» **EXERCISE OBJECTIVE**:
Scan the data. Collect each line that contains the word "React".

» **INFORMATION SHOWN**:
________________________

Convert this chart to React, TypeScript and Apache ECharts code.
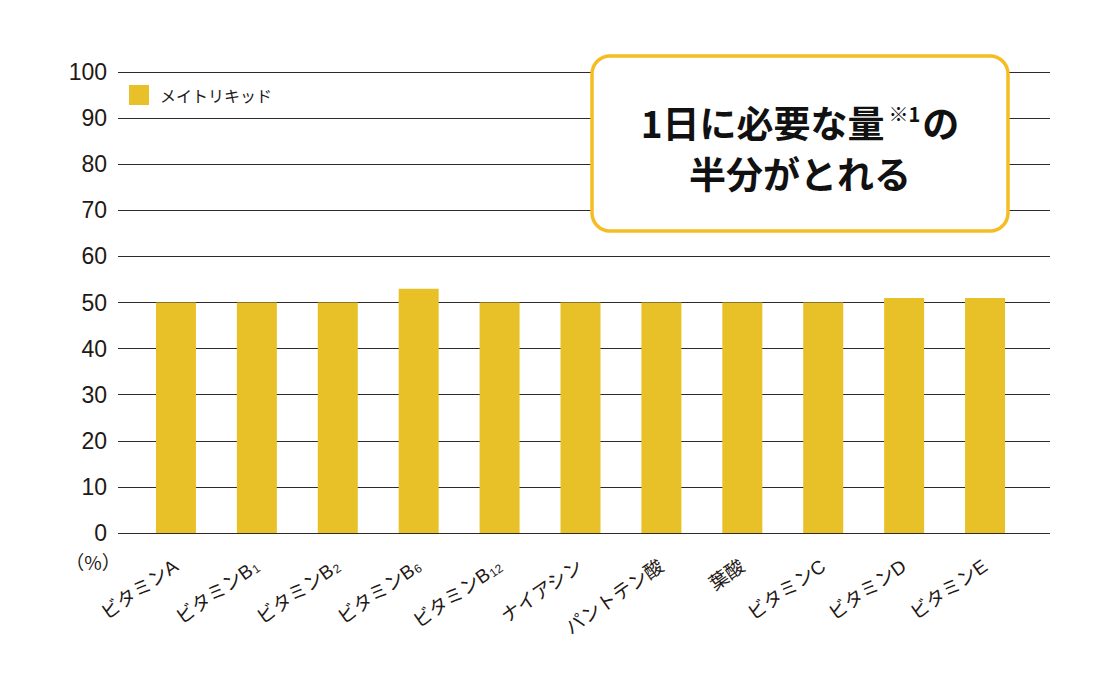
import React, { useEffect, useRef } from "react";
import * as echarts from "echarts";

const categories = [
  "ビタミンA",
  "ビタミンB1",
  "ビタミンB2",
  "ビタミンB6",
  "ビタミンB12",
  "ナイアシン",
  "パントテン酸",
  "葉酸",
  "ビタミンC",
  "ビタミンD",
  "ビタミンE",
];
const seriesName = "メイトリキッド";
const values = [50, 50, 50, 53, 50, 50, 50, 50, 50, 51, 51];
const yMin = 0;
const yMax = 100;
const yInterval = 10;
const unitLabel = "（%）";
const calloutLine1 = "1日に必要な量{sup|※1}の";
const calloutLine2 = "半分がとれる";

const LATIN = "'Liberation Sans', 'Noto Sans CJK JP', sans-serif";
const JP = "'Noto Sans CJK JP', sans-serif";
const TEXT = "#231815";

export default function App() {
  const ref = useRef<HTMLDivElement>(null);
  useEffect(() => {
    if (!ref.current) return;
    const chart = echarts.init(ref.current, null, { renderer: "svg" });
    chart.setOption({
      animation: false,
      backgroundColor: "#ffffff",
      legend: {
        left: 124,
        top: 80,
        itemWidth: 20,
        itemHeight: 20,
        icon: "rect",
        data: [seriesName],
        textStyle: { fontSize: 16, color: TEXT, fontFamily: JP, padding: [0, 0, 0, 6] },
      },
      grid: [
        { left: 118, right: 70, top: 72, bottom: 147 },
        { left: 135.5, right: 94.5, top: 72, bottom: 147 },
      ],
      xAxis: [
        { gridIndex: 0, type: "category", data: categories, show: false },
        {
          gridIndex: 1,
          type: "category",
          data: categories,
          axisLine: { show: false },
          axisTick: { show: false },
          axisLabel: {
            rotate: 35,
            margin: 31,
            interval: 0,
            fontSize: 19,
            color: TEXT,
            fontFamily: LATIN,
            formatter: (v: string) => v.replace(/B(\d+)$/, "B{s|$1}"),
            rich: {
              s: { fontSize: 12, color: TEXT, fontFamily: LATIN, verticalAlign: "bottom", padding: [6, 0, 0, 1] },
            },
          },
        },
      ],
      yAxis: [
        {
          gridIndex: 0,
          type: "value",
          min: yMin,
          max: yMax,
          interval: yInterval,
          axisLine: { show: false },
          axisTick: { show: false },
          axisLabel: { fontSize: 23, color: TEXT, fontFamily: LATIN, margin: 11 },
          splitLine: { lineStyle: { color: "#2f2a28", width: 1 } },
        },
        { gridIndex: 1, type: "value", min: yMin, max: yMax, show: false },
      ],
      series: [
        {
          name: seriesName,
          type: "bar",
          xAxisIndex: 1,
          yAxisIndex: 1,
          barWidth: 40,
          data: values,
          itemStyle: { color: "#E8C128" },
          z: 3,
        },
      ],
      graphic: [
        {
          type: "text",
          x: 93,
          y: 561,
          style: {
            text: unitLabel,
            fontSize: 19,
            fill: TEXT,
            fontFamily: JP,
            align: "center",
            verticalAlign: "middle",
          },
        },
        {
          type: "rect",
          shape: { x: 592, y: 56, width: 416, height: 175, r: 18 },
          style: { fill: "#ffffff", stroke: "#F6BD22", lineWidth: 3.5 },
          z: 100,
        },
        {
          type: "text",
          x: 800,
          y: 122,
          z: 101,
          style: {
            text: calloutLine1,
            align: "center",
            verticalAlign: "middle",
            fontSize: 37,
            fontWeight: "bold",
            fill: "#111111",
            fontFamily: JP,
            rich: {
              sup: { fontSize: 20, fontWeight: "bold", fill: "#111111", fontFamily: JP, verticalAlign: "top", padding: [0, 2, 16, 4] },
            },
          },
        },
        {
          type: "text",
          x: 800,
          y: 173,
          z: 101,
          style: {
            text: calloutLine2,
            align: "center",
            verticalAlign: "middle",
            fontSize: 37,
            fontWeight: "bold",
            fill: "#111111",
            fontFamily: JP,
          },
        },
      ],
    });
    return () => chart.dispose();
  }, []);
  return (
    <div
      ref={ref}
      style={{ position: "fixed", left: 0, top: 0, width: 1120, height: 680 }}
    />
  );
}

________________________

» **RESULT OF THIS TASK**:
Convert this chart to React, TypeScript and Apache ECharts code.
import React, { useEffect, useRef } from "react";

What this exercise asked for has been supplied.